We have no appreciation for what our little democracy experiment for the ME has put these people through. As the US doesn't really care how many people die in Iraq, we don't have even a rough count on how many Iraqis have died, let alone severely injured.

But I'll throw a number on the table, feel free to use another number if you think you have a better one. 50,000 dead.

To get some sense of the scale of this tradgedy, let's scale it to the US. The US has a population of more than 10 times that or Iraq. The puts the scale of the tradgedy equivalent to 500,000 Americans. The US public doesn't think 2500 Americans is worth it. What would the public think if we suffered a half a million casualties.

Is it your contention that as long as we have military operations [in Iraq], there can be no effective political solution?

I'm there now. I denied it to myself for too long. And the longer we stay the worse it will be for the Iraqis when we do leave.

But we're not going to leave now. And I can tell you exactly why we won't. Because it would look "bad". Even when we [this Administration or the next one] come to the conclusion that it is not winnable, we'll look for an exit strategy so we can say. "We won, the Iraqis lost." And the Iraqis will suffer far more than they're suffering now.

jttmab



To: one_less who wrote (67535)5/31/2006 3:47:20 PM
From: jttmab  Read Replies (2) | Respond to of 173976
 
Here's part of a post I put up earlier extracted from an article on Kissenger's notes recently released by the national Archives....
-----------------------------------
On this Memorial Day we honor the service of our men and women that gave the ultimate sacrifice for their country. It's important that we put their sacrifice in perspective.

President Nixon's envoy told Chinese Premier Zhou Enlai, "If we can live with a communist government in China, we ought to be able to accept it in Indochina."
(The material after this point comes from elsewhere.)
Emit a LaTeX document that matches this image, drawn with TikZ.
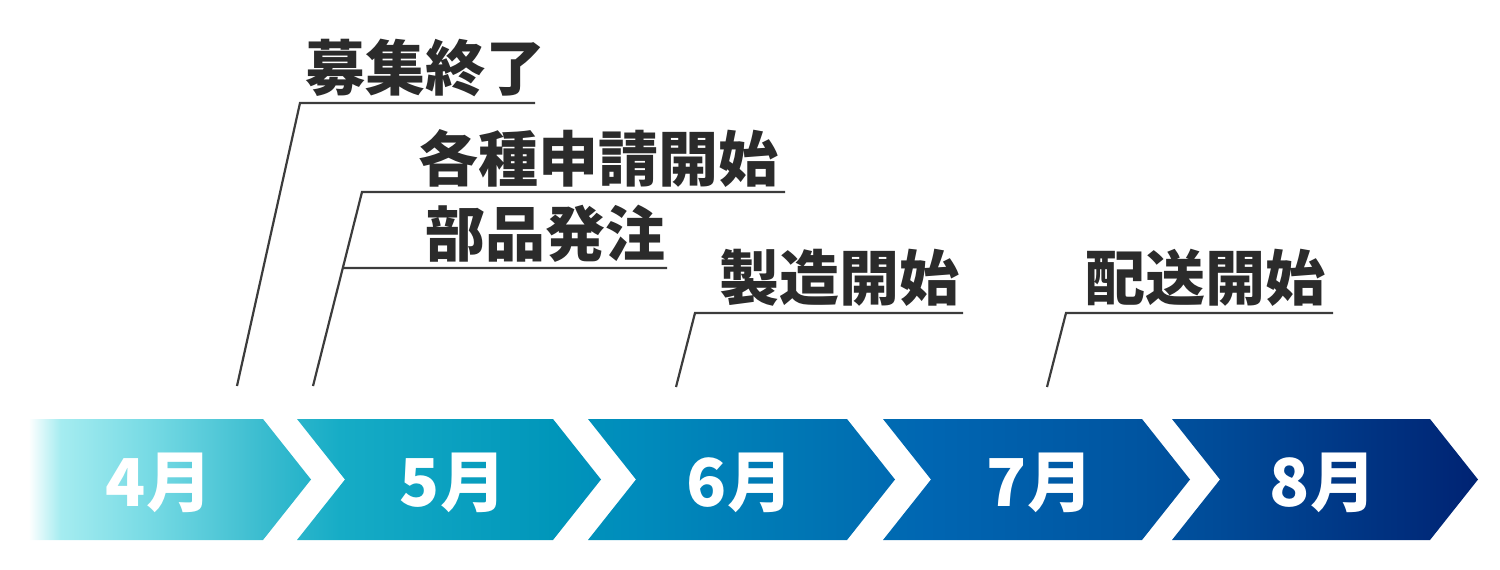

Kissinger told Zhou the United States respected its Hanoi enemy as a "permanent factor" and probably the "strongest entity" in the region. "And we have had no interest in destroying it or even defeating it,"

Pressed by Zhou, Kissinger further acknowledged that a communist takeover by force might be tolerated if it happened long enough after a U.S. withdrawal.
--------------------------------------------- End

Now we can ask ourselves what Nixon and Kissinger were telling the American people while they were talking to China.

In particular let me call your attention to the last note above. ... we were willing to "accept" a forceable takeover of South Vietnam by the North as long as they waited a respectable period of time. Why wait? So it wouldn't look "bad". Kissinger wanted to say, as he does to this very day. ~"We won, the South Vietnamese lost."

jttmab



To: one_less who wrote (67535)5/31/2006 4:11:15 PM
From: jttmab  Read Replies (1) | Respond to of 173976
 
This will be the sixth time the US has screwed the Iraqi people.

The first time was when the US accepted Saddam as a friendly country when the US lost Iran as a source of oil.

The second time we screwed the Iraqis was when we assisted in continuance of the Iraq-Iran war so neither one would be THE regional power. Let them kill each other so neither one would dominate the region.

The third time we screwed the Iraqis was when Saddam gassed the Kurds and the US initially blamed Iran. We couldn't pull that off indefinitely and we ignored it there after.

The fourth time we screwed the Iraqi people was after Desert Storm, when we pursuaded the Shia to overthrow Saddam. They tried, they died and we watched. Too bad.

The fifth time we screwed the Iraqi people was with stupid sanctions.

Now we're on to the sixth screw job.